Lowest call rates to fall by 33pc as new telcos fight for market share

Tangaza Pesa chief executive Oscar Ikinu. Tangaza Pesa plans to roll out its mobile phone services using thin SIM card despite hitches facing Equity Bank over the technology. FILE PHOTO

What you need to know:

  • Tangaza, Equity, Zioncell to offer services like those provided by mobile operators
  • Subscribers of the newly licensed operator will pay Sh2 per minute to make calls across all local networks. This is expected to trigger a new wave of price wars in the telecom industry as other operators move to defend their positions.
  • The other two market entrants are yet to announce their rates but it is expected that these will be below the current market rates.

The cheapest tariff to call across all networks will fall by 33 per cent next month on the launch of new mobile phone services by newly licensed operator Tangaza.

Subscribers of the newly licensed operator will pay Sh2 per minute to make calls across all local networks. This is expected to trigger a new wave of price wars in the telecom industry as other operators move to defend their positions.

The firm, which was awarded a mobile virtual network operator’s licence last month, alongside Zioncell and Equity bank’s subsidiary Finserve Ltd, becomes the cheapest voice service provider in the country in line with its strategy to win customers.

Sending an SMS to any local network will cost subscribers Sh1.

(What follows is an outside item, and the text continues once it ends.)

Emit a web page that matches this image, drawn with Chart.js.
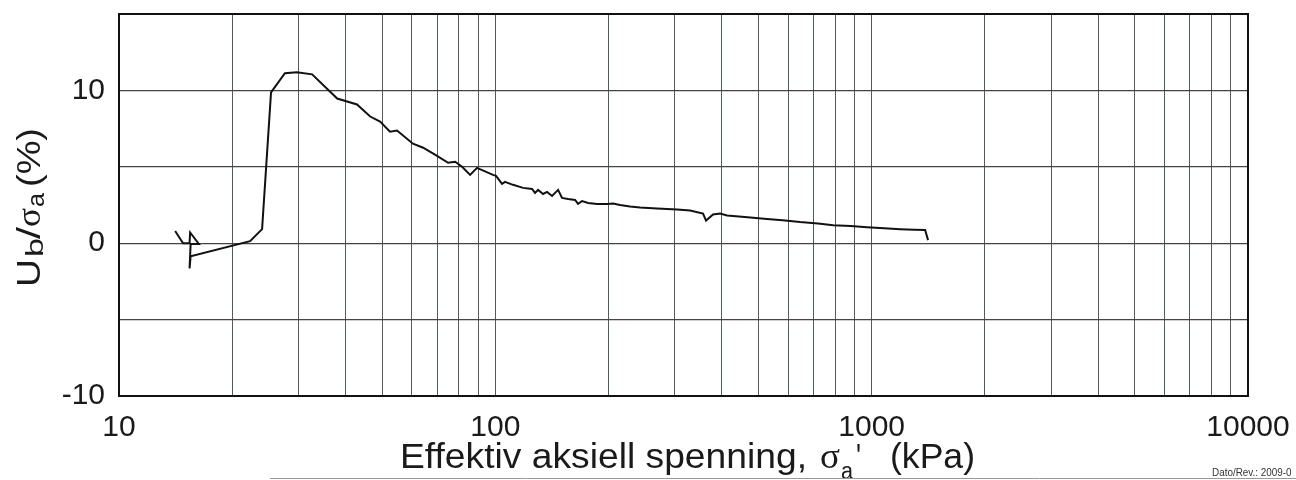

Speaking to the Nation, Tangaza chief executive officer Oscar Ikinu said the rates would have been even lower if the mobile termination rate — the price an operator pays to terminate a call on another network — was lower than the current Sh1.15 a minute.  

“For us, voice and data services are value addition to our mobile money customers, who remain our core business. We are looking at the possibility of charging our SMS at 50 cents in the future,” Mr Ikinu said.

Safaricom and Airtel charge a flat rate of Sh3 per minute for on-net calls while calls terminating in different networks are charged at Sh4 per minute.

Telkom Kenya, on the other hand, charges Sh2 per minute for calls within its network and Sh3 across other networks, while yuMobile subscribers pay Sh3 for both on-net and off-net calls.

The other two market entrants are yet to announce their rates but it is expected that these will be below the current market rates.

This could subject the market to a fresh round of price wars, similar to what happened in 2010 after the regulator slashed the mobile termination rates, leaving only one of the four market players profitable.

It will be a big test for the Communications Commission of Kenya to make sure price wars do not lead to collapse of the industry.

Mr Ikinu said the company is finalising acquisition of a licence from the International Telecommunication Union, which will enable Tangaza subscribers to roam and make international calls.

“We want to make sure our customers have access to all the services they have been getting from other mobile number operators.

“This includes calling abroad and using the same Sim card when out of the country on roaming services,” Mr Ikinu said.

The MVNO licence allows the trio to roll out services similar to those offered by mobile number operators such as Safaricom, Airtel and Telkom Kenya, but without having to invest in the underlying infrastructure.

All the three market entrants will operate on Airtel Kenya’s network.

Tangaza CEO said the company would be applying to run its own independent network after the country finishes the migration from analogue to digital television broadcasting system which will free up more spectrum.